I was doing some reading on various government structures and came across oligarchy, and I was shocked on how closely America resembles this type of governmental structure. As I did some more reading I came across a form of government called corporatocracy which actually defined our structure better. Many Americans think they live within a Liberal Democracy which favors the freedom of the citizens of the state. Every 2-4 years we have the freedom to elect new officials whose purpose it is to serve their constituents. These elected officials do not serve us they serve the corporations lining their pockets more than the people. I would like everyone to sit back and ponder this. Do you feel you live in such a nation?

An oligarchy is a form of power structure in which power effectively rests with a small segment of society distinguished by royalty, wealth, family ties, or military control. These states are often controlled by politically powerful families whose children are heavily conditioned and mentored to be heirs of the power of the oligarchy. In this country we do not have royalty, but we do have great wealth that controls most of this country. I am sure the children of these wealthy people are groomed to take over when they pass. I wonder if the ruling rich can be considered royalty. Who ever controls the country controls the military. The military fights for our safety and well being, but at the same time guarantees there is no possible way the people can revolt.

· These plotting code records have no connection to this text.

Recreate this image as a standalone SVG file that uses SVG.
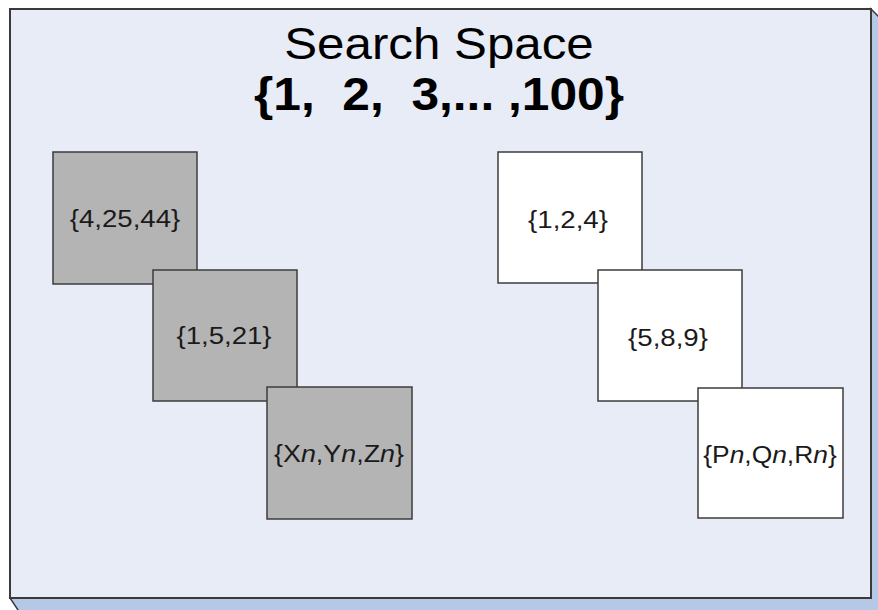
<svg xmlns="http://www.w3.org/2000/svg" width="878" height="610" viewBox="0 0 878 610">
  <style>
    .face { fill: #e8ecf6; stroke: #3a3a3a; stroke-width: 2; }
    .depth { fill: #b5c9e6; stroke: #3a3a3a; stroke-width: 1.5; }
    .sq { stroke: #3c3c3c; stroke-width: 1.5; }
    .grey { fill: #b4b4b4; }
    .white { fill: #ffffff; }
    .lbl { font-family: "Liberation Sans", Arial, sans-serif; font-size: 24px; fill: #1a1a1a; text-anchor: middle; }
    .title { font-family: "Liberation Sans", Arial, sans-serif; fill: #000; text-anchor: middle; }
    .it { font-style: italic; }
  </style>

  <!-- search space slab with its extruded sides -->
  <g id="search-space">
    <polygon class="depth" points="871,9 883,21 883,616 22,616 10,598 871,598"/>
    <rect class="face" x="10" y="9" width="861" height="589"/>
    <text class="title" x="0" y="0" font-size="44" transform="translate(439 59) scale(1.12 1)">Search Space</text>
    <text class="title" x="0" y="0" font-size="46" font-weight="bold" xml:space="preserve" transform="translate(439 110) scale(1.08 1)">{1,  2,  3,... ,100}</text>
  </g>

  <!-- grey subsets -->
  <g id="grey-set-1">
    <rect class="sq grey" x="53" y="152" width="144" height="132"/>
    <text class="lbl" transform="translate(125 227) scale(1.15 1)">{4,25,44}</text>
  </g>
  <g id="grey-set-2">
    <rect class="sq grey" x="153" y="270" width="144" height="131"/>
    <text class="lbl" transform="translate(224 344) scale(1.15 1)">{1,5,21}</text>
  </g>
  <g id="grey-set-n">
    <rect class="sq grey" x="267" y="387" width="145" height="132"/>
    <text class="lbl" transform="translate(339 462) scale(1.12 1)">{X<tspan class="it">n</tspan>,Y<tspan class="it">n</tspan>,Z<tspan class="it">n</tspan>}</text>
  </g>

  <!-- white subsets -->
  <g id="white-set-1">
    <rect class="sq white" x="498" y="152" width="144" height="131"/>
    <text class="lbl" transform="translate(568 228) scale(1.15 1)">{1,2,4}</text>
  </g>
  <g id="white-set-2">
    <rect class="sq white" x="598" y="270" width="144" height="131"/>
    <text class="lbl" transform="translate(668 346) scale(1.15 1)">{5,8,9}</text>
  </g>
  <g id="white-set-n">
    <rect class="sq white" x="698" y="388" width="145" height="130"/>
    <text class="lbl" transform="translate(770 463) scale(1.1 1)">{P<tspan class="it">n</tspan>,Q<tspan class="it">n</tspan>,R<tspan class="it">n</tspan>}</text>
  </g>
</svg>
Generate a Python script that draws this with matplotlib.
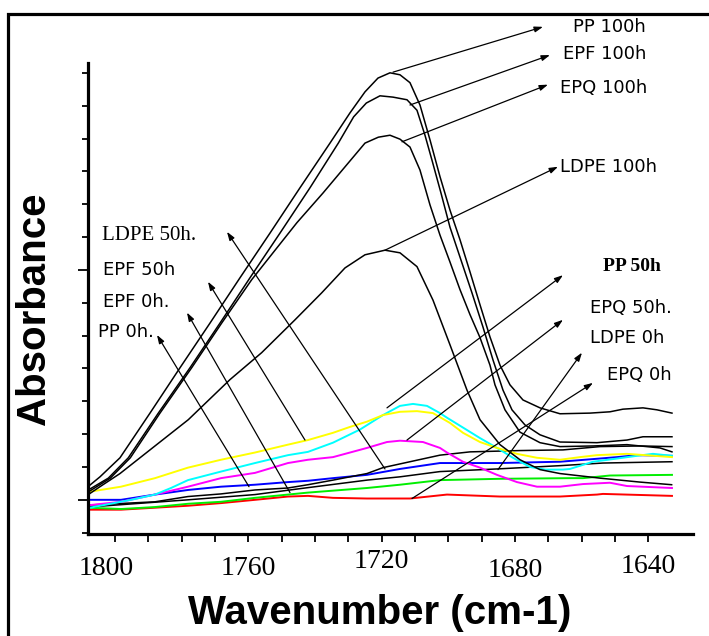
import matplotlib
matplotlib.use("Agg")
import matplotlib.pyplot as plt
import matplotlib.patches as mpatches
from matplotlib.transforms import ScaledTranslation
import numpy as np

# ---- carbonyl region spectra: wavenumber (cm-1) / absorbance ----
pp100_wn = [1808.1, 1804.5, 1798.5, 1789.5, 1780.5, 1771.5, 1762.5, 1753.5, 1744.5, 1735.5,
            1729.5, 1725.0, 1721.1, 1717.5, 1714.5, 1711.5, 1708.5, 1705.5, 1702.5, 1699.5,
            1696.5, 1693.5, 1690.5, 1687.5, 1684.5, 1681.5, 1677.6, 1672.5, 1666.5, 1657.5,
            1651.5, 1647.6, 1641.6, 1637.4, 1632.9]
pp100_a = [0.020, 0.035, 0.064, 0.132, 0.201, 0.269, 0.338, 0.406, 0.475, 0.543,
           0.589, 0.621, 0.642, 0.650, 0.647, 0.635, 0.601, 0.548, 0.492, 0.441,
           0.396, 0.347, 0.297, 0.248, 0.205, 0.175, 0.152, 0.140, 0.131, 0.132,
           0.134, 0.138, 0.140, 0.137, 0.132]

epf100_wn = [1808.0, 1802.0, 1796.0, 1787.0, 1777.5, 1768.5, 1759.5, 1750.5, 1741.5, 1733.0,
             1728.4, 1724.6, 1720.5, 1716.6, 1712.4, 1709.4, 1707.0, 1704.9, 1702.2, 1699.5,
             1696.2, 1692.9, 1689.6, 1686.6, 1683.6, 1680.9, 1677.0, 1672.5, 1666.5, 1655.4,
             1646.4, 1641.6, 1632.9]
epf100_a = [0.015, 0.033, 0.064, 0.132, 0.201, 0.269, 0.338, 0.406, 0.475, 0.543,
            0.583, 0.604, 0.615, 0.613, 0.609, 0.593, 0.555, 0.517, 0.467, 0.415,
            0.365, 0.315, 0.263, 0.213, 0.167, 0.137, 0.114, 0.099, 0.088, 0.087,
            0.091, 0.096, 0.096]

epq100_wn = [1808.0, 1801.4, 1795.4, 1786.5, 1777.0, 1768.0, 1759.0, 1752.6, 1745.4, 1737.6,
             1731.8, 1725.0, 1721.0, 1717.5, 1714.5, 1711.5, 1708.5, 1705.5, 1702.5, 1699.5,
             1696.5, 1693.5, 1690.5, 1687.5, 1686.0, 1683.0, 1678.5, 1672.5, 1666.5, 1656.6,
             1646.4, 1636.5, 1632.9]
epq100_a = [0.012, 0.033, 0.064, 0.132, 0.201, 0.269, 0.335, 0.376, 0.422, 0.467,
            0.502, 0.543, 0.552, 0.555, 0.549, 0.537, 0.502, 0.449, 0.403, 0.362,
            0.320, 0.282, 0.247, 0.205, 0.175, 0.137, 0.103, 0.087, 0.081, 0.082,
            0.084, 0.079, 0.073]

ldpe100_wn = [1808.0, 1804.5, 1798.5, 1789.5, 1778.0, 1765.5, 1756.0, 1746.0, 1738.0, 1731.0,
              1725.0, 1719.0, 1714.5, 1709.4, 1704.6, 1699.5, 1694.4, 1690.5, 1684.5, 1678.5,
              1672.5, 1666.5, 1654.5, 1642.5, 1633.0]
ldpe100_a = [0.008, 0.020, 0.040, 0.076, 0.122, 0.183, 0.224, 0.274, 0.315, 0.353,
             0.373, 0.380, 0.376, 0.355, 0.304, 0.236, 0.167, 0.122, 0.084, 0.061,
             0.046, 0.040, 0.033, 0.027, 0.023]

epf50_wn = [1808.0, 1798.2, 1788.0, 1778.1, 1768.2, 1758.0, 1748.1, 1742.1, 1734.6, 1729.5,
            1724.4, 1719.6, 1714.5, 1709.4, 1704.6, 1699.5, 1695.6, 1690.5, 1685.4, 1679.4,
            1673.4, 1666.5, 1660.5, 1655.4, 1646.4, 1632.9]
epf50_a = [0.012, 0.020, 0.033, 0.049, 0.061, 0.072, 0.084, 0.091, 0.102, 0.111,
           0.119, 0.129, 0.134, 0.135, 0.132, 0.117, 0.102, 0.088, 0.079, 0.070,
           0.064, 0.061, 0.065, 0.068, 0.070, 0.065]

pp50_wn = [1807.5, 1795.2, 1788.0, 1783.2, 1778.1, 1768.2, 1758.0, 1748.1, 1742.1, 1734.6,
           1726.5, 1719.6, 1714.5, 1710.6, 1706.4, 1702.5, 1700.4, 1695.6, 1690.5, 1685.4,
           1680.6, 1675.5, 1671.0, 1665.6, 1663.5, 1656.6, 1650.6, 1643.4, 1638.6, 1632.9]
pp50_a = [-0.012, 0.000, 0.008, 0.018, 0.030, 0.043, 0.056, 0.068, 0.073, 0.087,
          0.107, 0.129, 0.143, 0.146, 0.143, 0.132, 0.125, 0.110, 0.094, 0.079,
          0.064, 0.050, 0.046, 0.046, 0.047, 0.058, 0.062, 0.067, 0.070, 0.067]

epq50_wn = [1807.5, 1798.2, 1788.0, 1778.1, 1768.2, 1758.0, 1748.1, 1742.1, 1734.6, 1724.4,
            1718.4, 1714.5, 1707.6, 1702.5, 1700.4, 1695.6, 1690.5, 1685.4, 1679.4, 1673.4,
            1666.5, 1659.6, 1651.5, 1646.4, 1632.9]
epq50_a = [-0.008, -0.003, 0.008, 0.020, 0.033, 0.041, 0.056, 0.061, 0.065, 0.079,
           0.088, 0.090, 0.088, 0.079, 0.072, 0.058, 0.049, 0.038, 0.027, 0.020,
           0.020, 0.024, 0.026, 0.021, 0.018]

ldpe50_wn = [1808.0, 1788.0, 1778.1, 1768.2, 1758.0, 1748.1, 1742.1, 1734.6, 1724.4, 1719.6,
             1711.5, 1702.5, 1693.5, 1678.5, 1665.6, 1654.5, 1642.5, 1632.9]
ldpe50_a = [-0.008, -0.003, 0.005, 0.009, 0.015, 0.018, 0.023, 0.030, 0.040, 0.049,
            0.058, 0.068, 0.073, 0.075, 0.076, 0.081, 0.082, 0.081]

pp0_wn = [1808.0, 1798.2, 1788.0, 1778.1, 1768.2, 1758.0, 1748.1, 1742.1, 1734.6, 1724.4,
          1714.5, 1702.5, 1684.5, 1666.5, 1656.6, 1649.4, 1643.4, 1632.9]
pp0_a = [0.000, 0.000, 0.008, 0.015, 0.020, 0.023, 0.027, 0.029, 0.033, 0.038,
         0.047, 0.056, 0.056, 0.058, 0.062, 0.065, 0.068, 0.067]

ldpe0_wn = [1808.0, 1778.1, 1758.0, 1744.5, 1724.4, 1714.5, 1702.5, 1685.4, 1666.5, 1653.6, 1632.9]
ldpe0_a = [-0.011, 0.000, 0.008, 0.017, 0.030, 0.035, 0.043, 0.047, 0.052, 0.056, 0.058]

epf0_wn = [1808.0, 1798.2, 1788.0, 1778.1, 1768.2, 1758.0, 1748.1, 1742.1, 1724.4, 1714.5,
           1702.5, 1684.5, 1663.5, 1659.6, 1651.5, 1632.9]
epf0_a = [-0.012, -0.014, -0.011, -0.006, -0.003, 0.003, 0.008, 0.011, 0.018, 0.023,
          0.030, 0.032, 0.033, 0.033, 0.037, 0.038]

epq0_wn = [1808.0, 1798.2, 1788.0, 1778.1, 1768.2, 1758.0, 1748.1, 1742.1, 1734.6, 1724.4,
           1711.5, 1700.4, 1684.5, 1666.5, 1655.4, 1653.6, 1632.9]
epq0_a = [-0.015, -0.015, -0.012, -0.009, -0.005, 0.000, 0.005, 0.006, 0.003, 0.002,
          0.002, 0.008, 0.005, 0.005, 0.008, 0.009, 0.006]

# (wavenumbers, absorbance, colour, line width)
curves = [
    (epq0_wn, epq0_a, "#ff0000", 1.4),
    (epf0_wn, epf0_a, "#00ee00", 1.4),
    (ldpe0_wn, ldpe0_a, "black", 1.1),
    (pp0_wn, pp0_a, "#0000ff", 1.4),
    (ldpe50_wn, ldpe50_a, "black", 1.1),
    (epq50_wn, epq50_a, "#ff00ff", 1.4),
    (pp50_wn, pp50_a, "#00ffff", 1.4),
    (epf50_wn, epf50_a, "#ffff00", 1.4),
    (ldpe100_wn, ldpe100_a, "black", 1.1),
    (epq100_wn, epq100_a, "black", 1.1),
    (epf100_wn, epf100_a, "black", 1.1),
    (pp100_wn, pp100_a, "black", 1.1),
]

# label text, text anchor, arrow tail (on curve), arrow head, font family, weight, size
labels = [
    ("PP 100h",   (1662.6, 0.720), (1716.6, 0.651), (1671.6, 0.720), "DejaVu Sans", "normal", 13),
    ("EPF 100h",  (1665.6, 0.679), (1711.5, 0.601), (1669.5, 0.677), "DejaVu Sans", "normal", 13),
    ("EPQ 100h",  (1666.5, 0.627), (1713.9, 0.545), (1670.1, 0.632), "DejaVu Sans", "normal", 13),
    ("LDPE 100h", (1666.5, 0.507), (1719.0, 0.380), (1667.1, 0.507), "DejaVu Sans", "normal", 13),
    ("PP 50h",    (1653.6, 0.355), (1718.4, 0.140), (1665.6, 0.342), "Liberation Serif", "bold", 14),
    ("EPQ 50h.",  (1657.5, 0.292), (1712.4, 0.091), (1665.6, 0.274), "DejaVu Sans", "normal", 13),
    ("LDPE 0h",   (1657.5, 0.247), (1685.1, 0.046), (1659.9, 0.224), "DejaVu Sans", "normal", 13),
    ("EPQ 0h",    (1652.4, 0.190), (1710.9, 0.002), (1656.6, 0.178), "DejaVu Sans", "normal", 13),
    ("LDPE 50h.", (1803.9, 0.403), (1719.0, 0.047), (1766.4, 0.408), "Liberation Serif", "normal", 15),
    ("EPF 50h",   (1803.6, 0.350), (1743.0, 0.091), (1772.1, 0.332), "DejaVu Sans", "normal", 13),
    ("EPF 0h.",   (1803.6, 0.301), (1747.5, 0.011), (1778.4, 0.285), "DejaVu Sans", "normal", 13),
    ("PP 0h.",    (1805.1, 0.256), (1759.8, 0.020), (1787.4, 0.251), "DejaVu Sans", "normal", 13),
]

tick_pos = [1800, 1760, 1720, 1680, 1640]
tick_text = ["1800", "1760", "1720", "1680", "1640"]
# small hand-set shifts of the tick numbers (points, x / y)
tick_shift = [(-6, 0), (0, 0), (0, 5), (0, -1), (0, 1.5)]

fig = plt.figure(figsize=(7.09, 6.36), dpi=100)
ax = fig.add_axes([0.1241, 0.1604, 0.8533, 0.7406])

for wn, a, c, lw in curves:
    ax.plot(wn, a, color=c, lw=lw)

for text, txy, tail, head, fam, wt, fs in labels:
    ax.annotate("", xy=head, xytext=tail, annotation_clip=False,
                arrowprops=dict(arrowstyle="-|>,head_length=0.5,head_width=0.17",
                                color="black", lw=0.9, shrinkA=0, shrinkB=0))
    ax.text(txy[0], txy[1], text, fontsize=fs, family=fam, weight=wt,
            ha="left", va="center", clip_on=False)

ax.set_xlim(1808.1, 1626.6)
ax.set_ylim(-0.052, 0.665)
for s in ["top", "right"]:
    ax.spines[s].set_visible(False)
for s in ["left", "bottom"]:
    ax.spines[s].set_linewidth(2.3)

ax.set_xticks(tick_pos)
ax.set_xticks(np.arange(1640, 1801, 10), minor=True)
ax.set_xticklabels(tick_text, family="Liberation Serif", fontsize=20)
ax.tick_params(axis="x", which="both", direction="out", length=6, width=1.3, pad=10)
for lbl, (dx, dy) in zip(ax.get_xticklabels(), tick_shift):
    lbl.set_transform(lbl.get_transform() + ScaledTranslation(dx / 72, dy / 72, fig.dpi_scale_trans))

ax.set_yticks([0, 0.35])
ax.set_yticks(np.arange(-0.05, 0.66, 0.05), minor=True)
ax.set_yticklabels([])
ax.tick_params(axis="y", which="major", direction="out", length=7, width=1.3)
ax.tick_params(axis="y", which="minor", direction="out", length=4, width=1.3)

fig.text(34 / 709, 1 - 309 / 636, "Absorbance", rotation=90, fontsize=29,
         family="Liberation Sans", weight="bold", ha="center", va="center")
fig.text(380 / 709, 1 - 613 / 636, "Wavenumber (cm-1)", fontsize=29,
         family="Liberation Sans", weight="bold", ha="center", va="center")

# outer frame, runs off the right and bottom edges
fig.add_artist(mpatches.Rectangle((8 / 709, -0.05), 1.1, 1.028, transform=fig.transFigure,
                                  fill=False, lw=2.3, ec="black"))

fig.savefig("out.png", dpi=100)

Oligarchies have been tyrannical throughout history, being completely reliant on public servitude to exist. The corporations controlling this country would not have the means to operate without the people. In the movie “Capitalism a Love Story” by Michael Moore he shows a letter from I believe US Bank sent out to their “Elite” customers stating the only thing standing in their way of a complete “plutocracy” is the American people’s right to vote. A Plutocracy is rule by the wealthy or power provided by wealth. The combination of both plutocracy and oligarchy is called plutarchy.

Robert Michels believed that any political system eventually evolves into an oligarchy. He called this the “iron law of oligarchy.” According to this school of thought, modern democracies should be considered as oligarchies. In these systems, actual differences between viable political rivals are small, the oligarchic elite impose strict limits on what constitutes an acceptable and respectable political position, and politicians’ careers depend heavily on unelected economic and media elites. Thus the popular phrase: there is only one political party, the incumbent party.

Corporate oligarchy (Corporatocracy) is a form of power, governmental or operational, where such power effectively rests with a small, elite group of inside individuals, sometimes from a small group of educational institutions, or influential economic entities or devices, such as banks, commercial entities that act in complicity with, or at the whim of the oligarchy, often with little or no regard for constitutionally protected prerogative.

One of Satan’s greatest deception was tricking the people he does not exist. I wonder if the greatest deception our government has done is tricking us into believing we are truly free.